Start of COLLECTED DATA

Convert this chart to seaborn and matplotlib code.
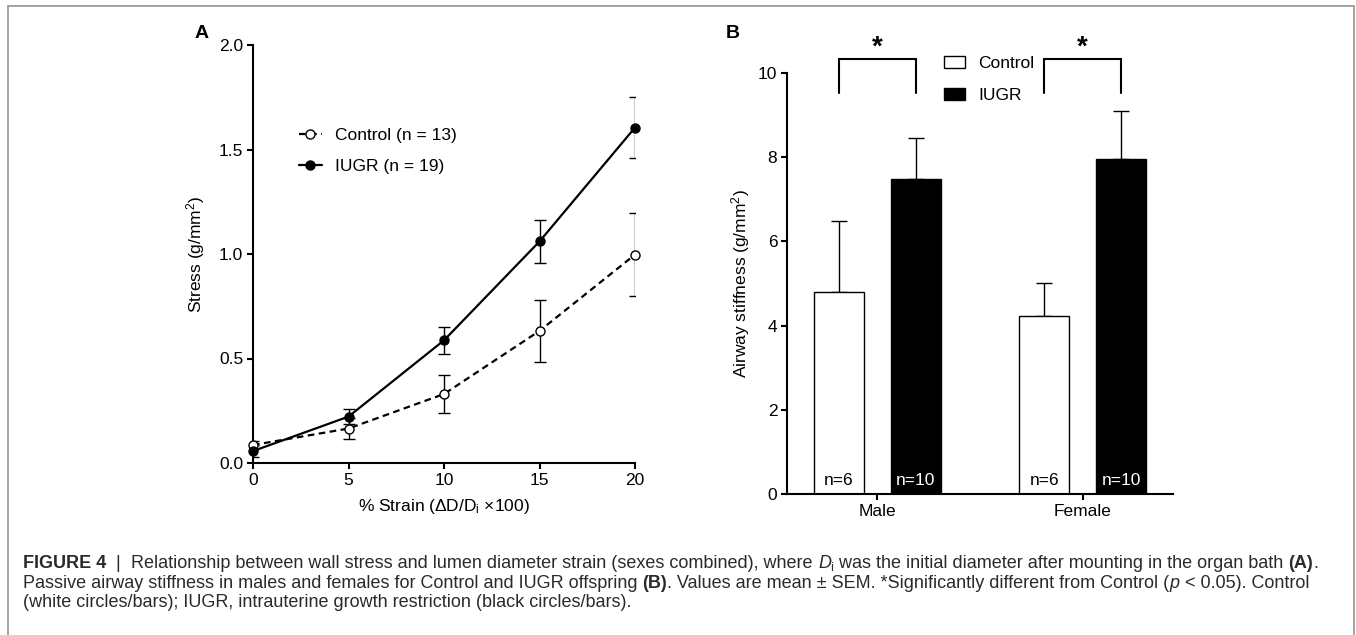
import numpy as np
import pandas as pd
import matplotlib
matplotlib.use("Agg")
import matplotlib.pyplot as plt
import seaborn as sns
from matplotlib.patches import Patch
from matplotlib.lines import Line2D
from matplotlib import font_manager

# ---------------- data ----------------
strain = [0, 5, 10, 15, 20]
control_stress = [0.086, 0.165, 0.330, 0.632, 0.997]
control_sem = [0.020, 0.050, 0.093, 0.148, 0.198]
iugr_stress = [0.057, 0.222, 0.587, 1.060, 1.605]
iugr_sem = [0.030, 0.036, 0.065, 0.103, 0.146]
groups = ["Control", "IUGR"]
n_panel_a = [13, 19]

sexes = ["Male", "Female"]
control_stiff = [4.80, 4.22]
control_stiff_sem = [1.69, 0.80]
iugr_stiff = [7.48, 7.95]
iugr_stiff_sem = [0.97, 1.15]
n_control = [6, 6]
n_iugr = [10, 10]

W, H = 1356, 635

sns.set_theme(style="ticks", rc={
    "axes.edgecolor": "black", "text.color": "black",
    "xtick.color": "black", "ytick.color": "black",
    "axes.labelcolor": "black", "axes.linewidth": 1.5,
    "xtick.major.width": 1.5, "ytick.major.width": 1.5,
    "xtick.major.size": 4, "ytick.major.size": 4,
})
plt.rcParams["font.family"] = ["Liberation Sans", "DejaVu Sans"]
plt.rcParams["mathtext.fontset"] = "custom"
plt.rcParams["mathtext.rm"] = "Liberation Sans"
plt.rcParams["mathtext.it"] = "Liberation Sans:italic"
plt.rcParams["mathtext.bf"] = "Liberation Sans:bold"

FS = 12.5

fig = plt.figure(figsize=(W / 100, H / 100), dpi=100)
axA = fig.add_axes([253 / W, 1 - 463 / H, 382 / W, 418 / H])
axB = fig.add_axes([787 / W, 1 - 494 / H, 386 / W, 421 / H])

# ---------------- panel A ----------------
dfA = pd.DataFrame({
    "strain": strain * 2,
    "stress": control_stress + iugr_stress,
    "err": control_sem + iugr_sem,
    "group": [groups[0]] * len(strain) + [groups[1]] * len(strain),
})
dc = dfA[dfA.group == "Control"]
di = dfA[dfA.group == "IUGR"]

axA.errorbar(dc["strain"], dc["stress"], yerr=dc["err"], fmt="none", ecolor="black",
             elinewidth=1, capsize=4, capthick=1, zorder=2)
axA.errorbar(di["strain"], di["stress"], yerr=di["err"], fmt="none", ecolor="black",
             elinewidth=1, capsize=4, capthick=1, zorder=2)
sns.lineplot(data=dc, x="strain", y="stress", ax=axA, color="black",
             linestyle=(0, (3, 2)), lw=1.6, marker="o", markersize=6.5,
             markerfacecolor="white", markeredgecolor="black",
             markeredgewidth=1, errorbar=None, legend=False, zorder=3, clip_on=False)
sns.lineplot(data=di, x="strain", y="stress", ax=axA, color="black",
             linestyle="-", lw=1.6, marker="o", markersize=6.5,
             markerfacecolor="black", markeredgecolor="black",
             markeredgewidth=1, errorbar=None, legend=False, zorder=4, clip_on=False)

axA.set_xlim(0, 20)
axA.set_ylim(0, 2.0)
axA.set_xticks([0, 5, 10, 15, 20])
axA.set_yticks([0, 0.5, 1.0, 1.5, 2.0])
axA.set_yticklabels(["0.0", "0.5", "1.0", "1.5", "2.0"])
axA.tick_params(labelsize=FS, pad=3)
axA.set_xlabel(r"% Strain (ΔD/D$_\mathrm{i}$ ×100)", fontsize=FS, labelpad=7)
axA.set_ylabel(r"Stress (g/mm$^2$)", fontsize=FS)
axA.yaxis.set_label_coords(-0.12, 0.5)
sns.despine(ax=axA)

hA = [Line2D([], [], color="black", linestyle=(0, (3, 2)), lw=1.6, marker="o",
             markersize=6.5, markerfacecolor="white", markeredgewidth=1),
      Line2D([], [], color="black", linestyle="-", lw=1.6, marker="o",
             markersize=6.5, markerfacecolor="black", markeredgewidth=1)]
axA.legend(hA, [f"{g} (n = {n})" for g, n in zip(groups, n_panel_a)],
           loc="upper left", bbox_to_anchor=(290 / W, 1 - 119 / H),
           bbox_transform=fig.transFigure, frameon=False, fontsize=FS,
           handlelength=1.35, handletextpad=0.75, labelspacing=0.9, borderpad=0)

# ---------------- panel B ----------------
dfB = pd.DataFrame({
    "sex": sexes * 2,
    "stiff": control_stiff + iugr_stiff,
    "err": control_stiff_sem + iugr_stiff_sem,
    "n": n_control + n_iugr,
    "group": [groups[0]] * 2 + [groups[1]] * 2,
})
sns.barplot(data=dfB, x="sex", y="stiff", hue="group", order=sexes,
            hue_order=groups, palette={"Control": "white", "IUGR": "black"},
            edgecolor="black", linewidth=1, width=0.75, gap=0.35,
            errorbar=None, legend=False, ax=axB, zorder=2)

txtcol = {"Control": "black", "IUGR": "white"}
centers = {}
for cont, g in zip(axB.containers, groups):
    sub = dfB[dfB.group == g].set_index("sex").loc[sexes]
    xs = [p.get_x() + p.get_width() / 2 for p in cont.patches]
    centers[g] = xs
    axB.errorbar(xs, sub["stiff"], yerr=[np.zeros(len(xs)), sub["err"].values], fmt="none",
                 ecolor="black", elinewidth=1, capsize=5.5, capthick=1, zorder=1)
    for x, n in zip(xs, sub["n"]):
        axB.text(x, 0.33, f"n={n}", ha="center", va="center", fontsize=FS,
                 color=txtcol[g], zorder=5)

for i in range(len(sexes)):
    x1, x2 = centers["Control"][i], centers["IUGR"][i]
    axB.plot([x1, x1, x2, x2], [9.53, 10.33, 10.33, 9.53], color="black",
             lw=1.5, clip_on=False, solid_joinstyle="miter")
    axB.text((x1 + x2) / 2, 10.6, "*", ha="center", va="center", fontsize=20,
             fontweight="bold", clip_on=False)

axB.set_xlim(-0.44, 1.44)
axB.set_ylim(0, 10)
axB.set_yticks([0, 2, 4, 6, 8, 10])
axB.tick_params(labelsize=FS, pad=3)
axB.set_xlabel("")
axB.set_ylabel(r"Airway stiffness (g/mm$^2$)", fontsize=FS)
axB.yaxis.set_label_coords(-0.09, 0.5)
sns.despine(ax=axB)

hB = [Patch(facecolor="white", edgecolor="black", lw=1),
      Patch(facecolor="black", edgecolor="black", lw=1)]
axB.legend(hB, groups, loc="upper left", bbox_to_anchor=(935 / W, 1 - 47 / H),
           bbox_transform=fig.transFigure, frameon=False, fontsize=FS,
           handlelength=1.2, handleheight=0.7, handletextpad=0.8,
           labelspacing=0.98, borderpad=0)

# panel letters
fig.text(202 / W, 1 - 33 / H, "A", fontsize=14, fontweight="bold", ha="center", va="center")
fig.text(733 / W, 1 - 33 / H, "B", fontsize=14, fontweight="bold", ha="center", va="center")

# border
bc = "#a3a3a3"
fig.add_artist(Line2D([8 / W, 1354 / W], [1 - 6 / H, 1 - 6 / H], transform=fig.transFigure, color=bc, lw=1.4))
fig.add_artist(Line2D([8 / W, 8 / W], [0, 1 - 6 / H], transform=fig.transFigure, color=bc, lw=1.4))
fig.add_artist(Line2D([1354 / W, 1354 / W], [0, 1 - 6 / H], transform=fig.transFigure, color=bc, lw=1.4))

# ---------------- caption ----------------
names = {f.name for f in font_manager.fontManager.ttflist}
CAP = "Liberation Sans Narrow" if "Liberation Sans Narrow" in names else "Liberation Sans"
CAPCOL = "#2a2a2a"

lines = [
    [("FIGURE 4", "b"), ("  |  ", "n"),
     ("Relationship between wall stress and lumen diameter strain (sexes combined), where ", "n"),
     (r"$\mathit{D}_\mathrm{i}$", "n"),
     (" was the initial diameter after mounting in the organ bath ", "n"), ("(A)", "b"), (".", "n")],
    [("Passive airway stiffness in males and females for Control and IUGR offspring ", "n"),
     ("(B)", "b"), (". Values are mean ± SEM. *Significantly different from Control (", "n"),
     ("p", "i"), (" < 0.05). Control", "n")],
    [("(white circles/bars); IUGR, intrauterine growth restriction (black circles/bars).", "n")],
]
line_y = [568, 588, 607]

renderer = fig.canvas.get_renderer()


def kws(style, size):
    k = dict(fontsize=size, color=CAPCOL, family=[CAP, "DejaVu Sans"], va="baseline")
    if style == "b":
        k["fontweight"] = "bold"
    if style == "i":
        k["fontstyle"] = "italic"
    return k


def seg_width(txt, style, size):
    t1 = fig.text(0, 0, "|" + txt + "|", **kws(style, size))
    t2 = fig.text(0, 0, "||", **kws(style, size))
    w = t1.get_window_extent(renderer).width - t2.get_window_extent(renderer).width
    t1.remove()
    t2.remove()
    return w


base = 12.0
w1 = sum(seg_width(t, s, base) for t, s in lines[0])
size = base * (1292 / w1)
size = min(size, 13.5)

for segs, yp in zip(lines, line_y):
    x = 23
    for txt, st in segs:
        fig.text(x / W, 1 - yp / H, txt, **kws(st, size))
        x += seg_width(txt, st, size)

fig.savefig("out.png", dpi=100)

End of COLLECTED DATA

Write out nothing but the lines from the start of the data through the line with "W, H = 1356, 635". Leave out the pictures.

Convert this chart to seaborn and matplotlib code.
import numpy as np
import pandas as pd
import matplotlib
matplotlib.use("Agg")
import matplotlib.pyplot as plt
import seaborn as sns
from matplotlib.patches import Patch
from matplotlib.lines import Line2D
from matplotlib import font_manager

# ---------------- data ----------------
strain = [0, 5, 10, 15, 20]
control_stress = [0.086, 0.165, 0.330, 0.632, 0.997]
control_sem = [0.020, 0.050, 0.093, 0.148, 0.198]
iugr_stress = [0.057, 0.222, 0.587, 1.060, 1.605]
iugr_sem = [0.030, 0.036, 0.065, 0.103, 0.146]
groups = ["Control", "IUGR"]
n_panel_a = [13, 19]

sexes = ["Male", "Female"]
control_stiff = [4.80, 4.22]
control_stiff_sem = [1.69, 0.80]
iugr_stiff = [7.48, 7.95]
iugr_stiff_sem = [0.97, 1.15]
n_control = [6, 6]
n_iugr = [10, 10]

W, H = 1356, 635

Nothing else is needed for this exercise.